Raygen goes on to tell us about the JCB 540-170 Telehandler’s mobility as being road legal – it can drive on public roads and can easily be moved between nearby sites without the use of lowbed transport. He mentions its tight turning circle through innovative all-wheel steering, making it the ideal tool in tight spaces like courtyards and parking areas.

“Some of the machine’s obvious uses are using the interchangeable bucket and fork arrangement, with its quick release pins, to move sand or stone aggregate and also pallets with bricks, cement bags, boxes of tiles or stacks of reinforcing steel and shuttering for concrete work,” Raygen says. “Then there are the less obvious uses like pouring concrete, moving six-metre shipping containers or waste skips and even roof trusses.”

“We plan to fit a pedestrian cage on the forks to ensure the safety of people having to work at heights. Site safety is taken seriously on all our sites and the JCB 540-170 Telehandler goes a long way to ensure those standards remain in place.”

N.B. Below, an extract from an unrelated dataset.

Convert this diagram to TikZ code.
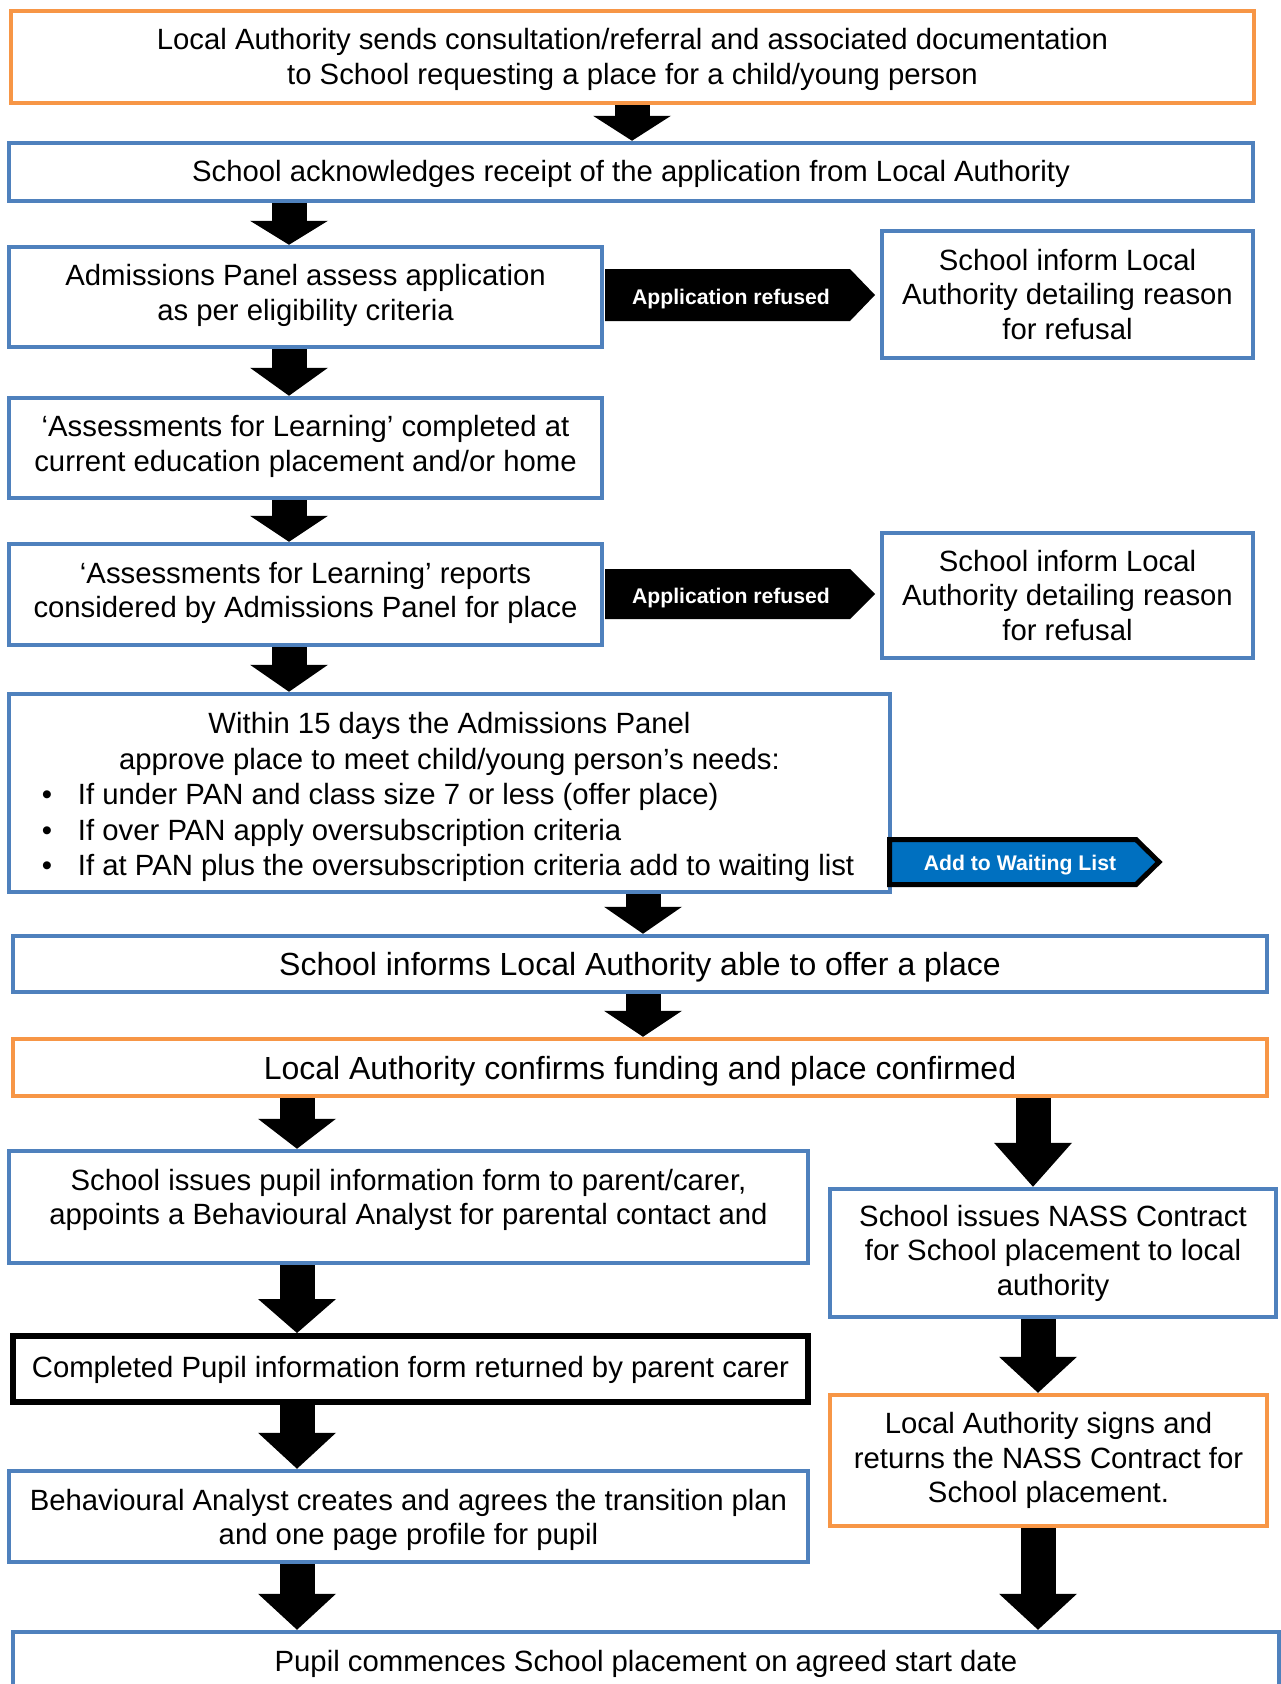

According to Raygen, they were very happy to see that a truly South African company such as Bell Equipment, with its large service footprint, had become the South African distributor for JCB equipment. This now gives them the option of getting their JCB 540-170 Telehandler serviced at either the Bell Equipment branch in Port Elizabeth or George, depending on which one is closest to the where the machine is deployed.

“From previous experience, we know that local plant hire companies in our immediate area don’t offer telehandlers for hire and we’re confident that, as it happened with our previous machine, our JCB Telehandler will earn additional revenue for us in that market, which is a bonus,” Raygen adds. “We’ve always believed in being innovative and yes, we did move that couch into a third-floor apartment and lifted that swimming pool shell over a house using the 17-metre long boom on the previous machine.”

Raygen is full of praise for the JCB 540-170 Telehandler’s stability brought about by its mass of 12 tons and all-wheel drivetrain. Experience has taught them that the machine’s 100-litre diesel tank is hard to empty as the machine runs very economically.

“We’ve worked with other telehandler brands in the past, but the JCB 540-170 Telehandler is an overall superior machine,” he says.